Given exercise: Retype all of the entries word for word.
══ Available records
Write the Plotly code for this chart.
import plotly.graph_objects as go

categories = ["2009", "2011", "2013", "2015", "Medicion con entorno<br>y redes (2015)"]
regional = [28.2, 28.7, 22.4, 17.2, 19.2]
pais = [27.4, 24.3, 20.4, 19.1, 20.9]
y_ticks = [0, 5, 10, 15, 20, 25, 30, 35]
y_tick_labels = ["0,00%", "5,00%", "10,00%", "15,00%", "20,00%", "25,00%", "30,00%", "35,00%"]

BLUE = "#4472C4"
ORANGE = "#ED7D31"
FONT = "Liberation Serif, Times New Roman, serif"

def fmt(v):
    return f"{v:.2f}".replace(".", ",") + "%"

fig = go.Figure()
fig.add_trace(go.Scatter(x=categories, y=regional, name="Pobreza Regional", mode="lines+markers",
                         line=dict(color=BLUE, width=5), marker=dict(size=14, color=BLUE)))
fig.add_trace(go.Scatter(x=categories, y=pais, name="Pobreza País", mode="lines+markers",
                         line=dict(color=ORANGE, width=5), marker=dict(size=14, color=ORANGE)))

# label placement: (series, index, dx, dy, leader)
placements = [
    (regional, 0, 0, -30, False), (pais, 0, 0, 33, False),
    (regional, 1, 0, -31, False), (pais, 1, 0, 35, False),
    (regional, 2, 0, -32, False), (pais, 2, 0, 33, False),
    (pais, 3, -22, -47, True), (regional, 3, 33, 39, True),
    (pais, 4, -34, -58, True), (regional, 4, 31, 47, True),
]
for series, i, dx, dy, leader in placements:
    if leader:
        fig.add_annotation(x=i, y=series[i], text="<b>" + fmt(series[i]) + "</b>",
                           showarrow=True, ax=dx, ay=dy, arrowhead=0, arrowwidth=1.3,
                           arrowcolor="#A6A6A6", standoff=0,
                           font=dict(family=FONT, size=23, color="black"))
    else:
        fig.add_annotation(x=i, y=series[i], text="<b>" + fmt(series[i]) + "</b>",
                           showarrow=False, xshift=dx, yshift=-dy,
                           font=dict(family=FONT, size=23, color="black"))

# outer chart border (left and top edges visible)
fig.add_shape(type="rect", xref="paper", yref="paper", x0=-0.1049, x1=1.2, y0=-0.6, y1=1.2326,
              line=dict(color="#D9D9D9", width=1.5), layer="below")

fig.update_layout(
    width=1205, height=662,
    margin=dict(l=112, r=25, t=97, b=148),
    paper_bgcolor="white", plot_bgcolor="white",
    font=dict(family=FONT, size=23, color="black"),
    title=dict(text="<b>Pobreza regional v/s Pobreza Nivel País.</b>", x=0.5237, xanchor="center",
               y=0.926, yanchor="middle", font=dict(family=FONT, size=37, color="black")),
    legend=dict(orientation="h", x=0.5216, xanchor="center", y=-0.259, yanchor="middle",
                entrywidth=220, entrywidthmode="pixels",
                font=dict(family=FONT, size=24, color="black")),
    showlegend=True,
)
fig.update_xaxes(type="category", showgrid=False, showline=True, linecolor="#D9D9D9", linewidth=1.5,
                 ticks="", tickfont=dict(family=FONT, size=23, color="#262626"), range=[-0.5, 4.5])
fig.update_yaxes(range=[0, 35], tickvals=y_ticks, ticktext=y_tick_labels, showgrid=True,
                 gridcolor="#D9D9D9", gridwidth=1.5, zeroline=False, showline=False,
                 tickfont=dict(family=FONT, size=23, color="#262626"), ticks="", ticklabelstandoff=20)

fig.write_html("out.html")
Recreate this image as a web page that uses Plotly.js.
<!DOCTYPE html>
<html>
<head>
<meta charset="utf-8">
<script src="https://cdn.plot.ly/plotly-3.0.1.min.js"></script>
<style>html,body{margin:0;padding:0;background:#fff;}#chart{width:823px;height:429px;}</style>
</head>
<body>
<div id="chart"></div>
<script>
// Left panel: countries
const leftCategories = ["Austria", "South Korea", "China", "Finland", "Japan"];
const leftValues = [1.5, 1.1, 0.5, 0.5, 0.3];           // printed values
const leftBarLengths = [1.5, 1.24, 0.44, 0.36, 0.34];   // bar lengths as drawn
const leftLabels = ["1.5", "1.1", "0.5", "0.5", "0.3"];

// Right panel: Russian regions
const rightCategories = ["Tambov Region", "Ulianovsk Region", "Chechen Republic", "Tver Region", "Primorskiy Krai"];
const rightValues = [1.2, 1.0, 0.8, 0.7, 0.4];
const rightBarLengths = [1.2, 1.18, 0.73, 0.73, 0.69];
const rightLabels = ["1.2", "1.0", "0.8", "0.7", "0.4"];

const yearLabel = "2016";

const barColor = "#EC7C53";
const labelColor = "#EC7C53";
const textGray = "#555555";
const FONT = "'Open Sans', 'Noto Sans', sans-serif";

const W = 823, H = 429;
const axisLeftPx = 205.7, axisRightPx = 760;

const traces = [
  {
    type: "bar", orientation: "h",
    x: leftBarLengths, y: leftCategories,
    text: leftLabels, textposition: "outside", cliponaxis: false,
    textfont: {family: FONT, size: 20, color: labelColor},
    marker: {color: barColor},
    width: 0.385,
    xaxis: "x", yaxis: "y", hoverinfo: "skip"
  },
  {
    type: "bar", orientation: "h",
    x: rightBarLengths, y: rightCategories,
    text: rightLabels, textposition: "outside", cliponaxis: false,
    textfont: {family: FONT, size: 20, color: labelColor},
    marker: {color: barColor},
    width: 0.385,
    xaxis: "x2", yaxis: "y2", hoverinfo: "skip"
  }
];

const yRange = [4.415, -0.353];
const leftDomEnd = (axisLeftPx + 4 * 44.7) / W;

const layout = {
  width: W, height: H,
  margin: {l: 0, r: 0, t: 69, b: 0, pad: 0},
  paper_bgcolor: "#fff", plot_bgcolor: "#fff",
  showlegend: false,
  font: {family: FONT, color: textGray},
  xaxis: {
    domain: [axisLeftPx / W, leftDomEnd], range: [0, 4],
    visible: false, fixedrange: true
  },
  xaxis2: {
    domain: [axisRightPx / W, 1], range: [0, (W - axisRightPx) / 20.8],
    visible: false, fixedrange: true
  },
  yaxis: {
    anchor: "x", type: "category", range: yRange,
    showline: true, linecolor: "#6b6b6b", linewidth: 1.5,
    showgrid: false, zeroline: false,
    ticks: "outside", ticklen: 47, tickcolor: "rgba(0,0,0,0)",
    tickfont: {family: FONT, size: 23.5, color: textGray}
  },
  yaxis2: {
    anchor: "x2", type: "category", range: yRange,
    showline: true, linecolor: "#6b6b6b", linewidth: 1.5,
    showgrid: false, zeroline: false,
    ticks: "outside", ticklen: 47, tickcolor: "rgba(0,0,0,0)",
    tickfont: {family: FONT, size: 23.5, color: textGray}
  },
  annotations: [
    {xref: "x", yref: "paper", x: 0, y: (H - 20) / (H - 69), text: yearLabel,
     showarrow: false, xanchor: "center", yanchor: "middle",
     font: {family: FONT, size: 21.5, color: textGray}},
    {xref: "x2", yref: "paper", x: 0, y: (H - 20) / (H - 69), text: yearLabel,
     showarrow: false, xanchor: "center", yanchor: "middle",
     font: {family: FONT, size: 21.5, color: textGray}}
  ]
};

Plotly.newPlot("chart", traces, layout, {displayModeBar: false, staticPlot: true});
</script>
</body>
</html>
════
Solution below:
Write the Plotly code for this chart.
import plotly.graph_objects as go

categories = ["2009", "2011", "2013", "2015", "Medicion con entorno<br>y redes (2015)"]
regional = [28.2, 28.7, 22.4, 17.2, 19.2]
pais = [27.4, 24.3, 20.4, 19.1, 20.9]
y_ticks = [0, 5, 10, 15, 20, 25, 30, 35]
y_tick_labels = ["0,00%", "5,00%", "10,00%", "15,00%", "20,00%", "25,00%", "30,00%", "35,00%"]

BLUE = "#4472C4"
ORANGE = "#ED7D31"
FONT = "Liberation Serif, Times New Roman, serif"

def fmt(v):
    return f"{v:.2f}".replace(".", ",") + "%"

fig = go.Figure()
fig.add_trace(go.Scatter(x=categories, y=regional, name="Pobreza Regional", mode="lines+markers",
                         line=dict(color=BLUE, width=5), marker=dict(size=14, color=BLUE)))
fig.add_trace(go.Scatter(x=categories, y=pais, name="Pobreza País", mode="lines+markers",
                         line=dict(color=ORANGE, width=5), marker=dict(size=14, color=ORANGE)))

# label placement: (series, index, dx, dy, leader)
placements = [
    (regional, 0, 0, -30, False), (pais, 0, 0, 33, False),
    (regional, 1, 0, -31, False), (pais, 1, 0, 35, False),
    (regional, 2, 0, -32, False), (pais, 2, 0, 33, False),
    (pais, 3, -22, -47, True), (regional, 3, 33, 39, True),
    (pais, 4, -34, -58, True), (regional, 4, 31, 47, True),
]
for series, i, dx, dy, leader in placements:
    if leader:
        fig.add_annotation(x=i, y=series[i], text="<b>" + fmt(series[i]) + "</b>",
                           showarrow=True, ax=dx, ay=dy, arrowhead=0, arrowwidth=1.3,
                           arrowcolor="#A6A6A6", standoff=0,
                           font=dict(family=FONT, size=23, color="black"))
    else:
        fig.add_annotation(x=i, y=series[i], text="<b>" + fmt(series[i]) + "</b>",
                           showarrow=False, xshift=dx, yshift=-dy,
                           font=dict(family=FONT, size=23, color="black"))

# outer chart border (left and top edges visible)
fig.add_shape(type="rect", xref="paper", yref="paper", x0=-0.1049, x1=1.2, y0=-0.6, y1=1.2326,
              line=dict(color="#D9D9D9", width=1.5), layer="below")

fig.update_layout(
    width=1205, height=662,
    margin=dict(l=112, r=25, t=97, b=148),
    paper_bgcolor="white", plot_bgcolor="white",
    font=dict(family=FONT, size=23, color="black"),
    title=dict(text="<b>Pobreza regional v/s Pobreza Nivel País.</b>", x=0.5237, xanchor="center",
               y=0.926, yanchor="middle", font=dict(family=FONT, size=37, color="black")),
    legend=dict(orientation="h", x=0.5216, xanchor="center", y=-0.259, yanchor="middle",
                entrywidth=220, entrywidthmode="pixels",
                font=dict(family=FONT, size=24, color="black")),
    showlegend=True,
)
fig.update_xaxes(type="category", showgrid=False, showline=True, linecolor="#D9D9D9", linewidth=1.5,
                 ticks="", tickfont=dict(family=FONT, size=23, color="#262626"), range=[-0.5, 4.5])
fig.update_yaxes(range=[0, 35], tickvals=y_ticks, ticktext=y_tick_labels, showgrid=True,
                 gridcolor="#D9D9D9", gridwidth=1.5, zeroline=False, showline=False,
                 tickfont=dict(family=FONT, size=23, color="#262626"), ticks="", ticklabelstandoff=20)

fig.write_html("out.html")
Recreate this image as a web page that uses Plotly.js.
<!DOCTYPE html>
<html>
<head>
<meta charset="utf-8">
<script src="https://cdn.plot.ly/plotly-3.0.1.min.js"></script>
<style>html,body{margin:0;padding:0;background:#fff;}#chart{width:823px;height:429px;}</style>
</head>
<body>
<div id="chart"></div>
<script>
// Left panel: countries
const leftCategories = ["Austria", "South Korea", "China", "Finland", "Japan"];
const leftValues = [1.5, 1.1, 0.5, 0.5, 0.3];           // printed values
const leftBarLengths = [1.5, 1.24, 0.44, 0.36, 0.34];   // bar lengths as drawn
const leftLabels = ["1.5", "1.1", "0.5", "0.5", "0.3"];

// Right panel: Russian regions
const rightCategories = ["Tambov Region", "Ulianovsk Region", "Chechen Republic", "Tver Region", "Primorskiy Krai"];
const rightValues = [1.2, 1.0, 0.8, 0.7, 0.4];
const rightBarLengths = [1.2, 1.18, 0.73, 0.73, 0.69];
const rightLabels = ["1.2", "1.0", "0.8", "0.7", "0.4"];

const yearLabel = "2016";

const barColor = "#EC7C53";
const labelColor = "#EC7C53";
const textGray = "#555555";
const FONT = "'Open Sans', 'Noto Sans', sans-serif";

const W = 823, H = 429;
const axisLeftPx = 205.7, axisRightPx = 760;

const traces = [
  {
    type: "bar", orientation: "h",
    x: leftBarLengths, y: leftCategories,
    text: leftLabels, textposition: "outside", cliponaxis: false,
    textfont: {family: FONT, size: 20, color: labelColor},
    marker: {color: barColor},
    width: 0.385,
    xaxis: "x", yaxis: "y", hoverinfo: "skip"
  },
  {
    type: "bar", orientation: "h",
    x: rightBarLengths, y: rightCategories,
    text: rightLabels, textposition: "outside", cliponaxis: false,
    textfont: {family: FONT, size: 20, color: labelColor},
    marker: {color: barColor},
    width: 0.385,
    xaxis: "x2", yaxis: "y2", hoverinfo: "skip"
  }
];

const yRange = [4.415, -0.353];
const leftDomEnd = (axisLeftPx + 4 * 44.7) / W;

const layout = {
  width: W, height: H,
  margin: {l: 0, r: 0, t: 69, b: 0, pad: 0},
  paper_bgcolor: "#fff", plot_bgcolor: "#fff",
  showlegend: false,
  font: {family: FONT, color: textGray},
  xaxis: {
    domain: [axisLeftPx / W, leftDomEnd], range: [0, 4],
    visible: false, fixedrange: true
  },
  xaxis2: {
    domain: [axisRightPx / W, 1], range: [0, (W - axisRightPx) / 20.8],
    visible: false, fixedrange: true
  },
  yaxis: {
    anchor: "x", type: "category", range: yRange,
    showline: true, linecolor: "#6b6b6b", linewidth: 1.5,
    showgrid: false, zeroline: false,
    ticks: "outside", ticklen: 47, tickcolor: "rgba(0,0,0,0)",
    tickfont: {family: FONT, size: 23.5, color: textGray}
  },
  yaxis2: {
    anchor: "x2", type: "category", range: yRange,
    showline: true, linecolor: "#6b6b6b", linewidth: 1.5,
    showgrid: false, zeroline: false,
    ticks: "outside", ticklen: 47, tickcolor: "rgba(0,0,0,0)",
    tickfont: {family: FONT, size: 23.5, color: textGray}
  },
  annotations: [
    {xref: "x", yref: "paper", x: 0, y: (H - 20) / (H - 69), text: yearLabel,
     showarrow: false, xanchor: "center", yanchor: "middle",
     font: {family: FONT, size: 21.5, color: textGray}},
    {xref: "x2", yref: "paper", x: 0, y: (H - 20) / (H - 69), text: yearLabel,
     showarrow: false, xanchor: "center", yanchor: "middle",
     font: {family: FONT, size: 21.5, color: textGray}}
  ]
};

Plotly.newPlot("chart", traces, layout, {displayModeBar: false, staticPlot: true});
</script>
</body>
</html>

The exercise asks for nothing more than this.